The key here is getting back to resilience. Or, thought about another way, how do we react to failure. In the resilience world we often talk about these bathtub curves, where a service moves from a steady state into a failed state and then gradually (depending on the needs and requirements of the service in question) returns to its original steady state. We then make various measurements and try to approach improving the resilience of a service in terms of reducing the amount of degradation or reducing the time window that the service is degraded.
Without a traditional steady-state, its more difficult to talk about resilience in our usual terminology. Improving diversity of infrastructure providers should add a dramatic increase in possible resilience. Currently at AIMS, their only real option for Internet is Orange Telecom, but that could change with additional infrastructure deployment in Africa.
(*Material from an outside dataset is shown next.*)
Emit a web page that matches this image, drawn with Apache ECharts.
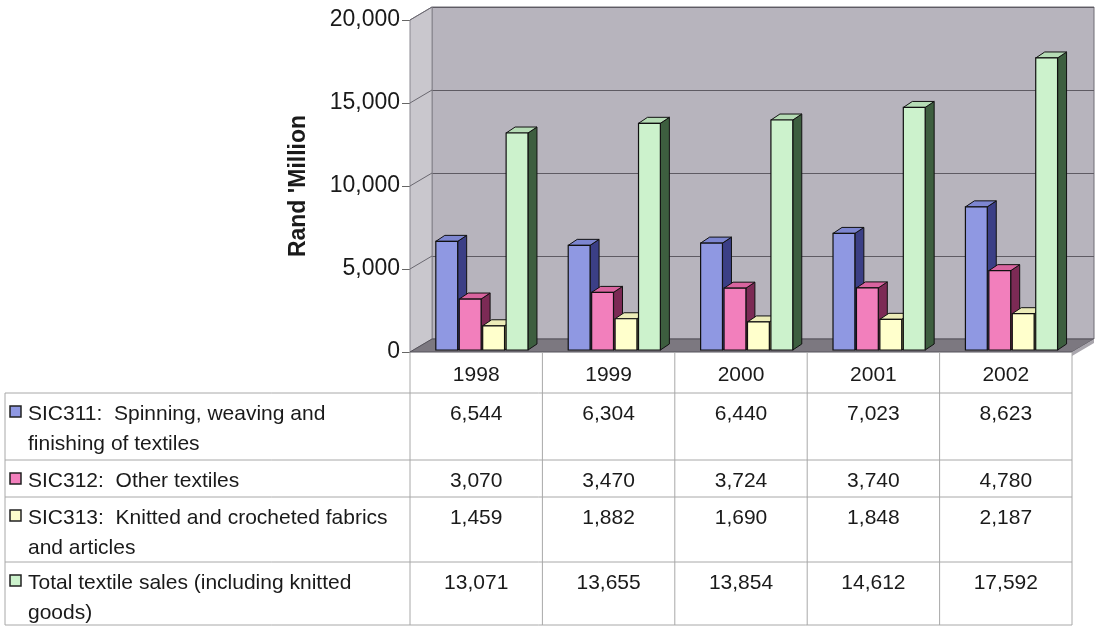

Adding diversity to connection types in addition to providers would be even better (cable, cellular, satellite, etc). Efforts to deploy non-traditional internet connections in the region by companies like Facebook and Google will hopefully help to make this easier. Though Internet resilience is a lower priority than other infrastructure, like power, it is still mission critical to an educational institution like AIMS.
Utilizing strategies from moving target resilience work allows us to view failures as a normal operating condition and react accordingly. Overlapping bathtub curves can still lead to 100% uptime. This type of thinking and approach to problem solving hopefully can allow AIMS to contribute to a model for resilience without steady state assumptions as a goal for Senegal and other areas in Africa and abroad that deal with similar problems.